Umm...things you said seemed to ignore the ps_2_a profile. Since the ps_2_a profile is part of HLSL, it seemed relevant to me.
I have not once said Cg "solves" the problem I am discussing better than anything else.
Well, I assume you mean "recently"? Question: So you're saying it does not, then? I had thought you made the implication that it was, so please simply flat out state it if you believe the opposite.
Hmm...you again seem to maintain that the capabilities represented by HLSL profiles are not applicable to the problem you propose.
It is not the profiles that are the problem, and I never said Cg solved it either. I am talking about compiler architecture here.
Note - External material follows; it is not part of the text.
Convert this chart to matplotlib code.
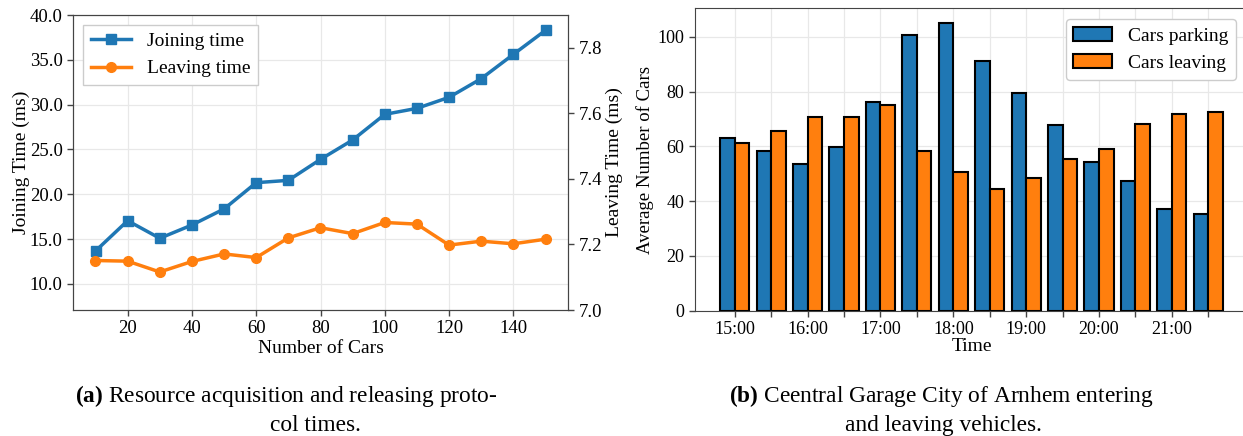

All compilers have an intermediate representation used for optimization. Instead of passing assembly language to the device drivers for further optimization, I am talking about a simple change in architecture that allows IHVs to plug into this IR data structure and take over the generation of microcode or assembly themselves in the final phase of the compiler.
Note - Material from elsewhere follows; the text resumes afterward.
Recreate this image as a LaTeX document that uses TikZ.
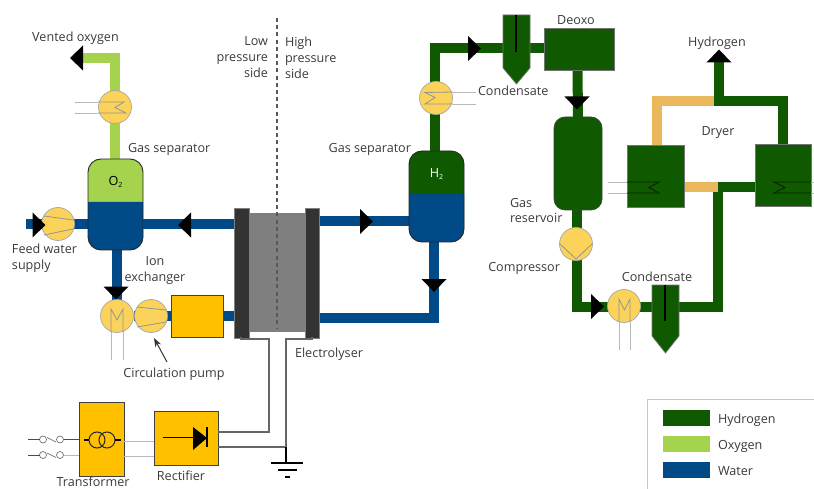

Has potential benefits and drawbacks. The "potential" benefits aren't automatically realized, and the drawbacks are not discussed at all. To avoid Cg/HLSL confusion, it would be handy to start a new thread, perhaps "GLslang/HLSL".
Either that, or upgrade the DX9 assembly so that it is rich enough to recover the full semantics of the original source code.
Hmm...in the above post, you took the time to make the statements and I feel they warrant reply and relevant criticism, and there are opportunities in it to point out (if you believe it to be the case) where I specifically misinterpreted you where I had adequate indication to interpret otherwise (I don't see them now, and being shown that they are there will improve my ability to understand you on this topic in the future) or where I am basing my thoughts on something that is false (same, but with regard to facts instead of communication).
Now, outside of that, treat the following as a "new" conversation for the moment.
I say this because simply introducing this (quoted) possibility shows that our actual disagreement is more about our takes on the current situation with shaders and what our respective posts said in this discussion, rather than any real difference on what the compiler architectures achieve technically (if we can agree to a scope for "technical"). To summarize outside of the disagreement on the above matters, I ask: "what shader is the DX 9 assembly not rich enough for, and why, including consideration of 'flavors' of 2.0 extended and 3.0?" and "why don't you think the assembly won't evolve in time for the usage of said shader?" Not asking for specifics, just general indication separate from a back and forth about what we're disagreeing about.
This is a simple computer science compiler theory issue, why does this have to turn into some inference that I am endorsing Cg.
The question is why did you choose to respond to a post that began "This
statement (
though not necessarily disagreement with the isolated statement it quotes, IMO) seems slightly facetious, and largely based on a body of assumptions that you did not establish as valid" in the way you did, and then label the large body of my discussion of the compiler issue as irrelevant?
Anyways, I've provided my reasons for responding in the context of Cg and HLSL above.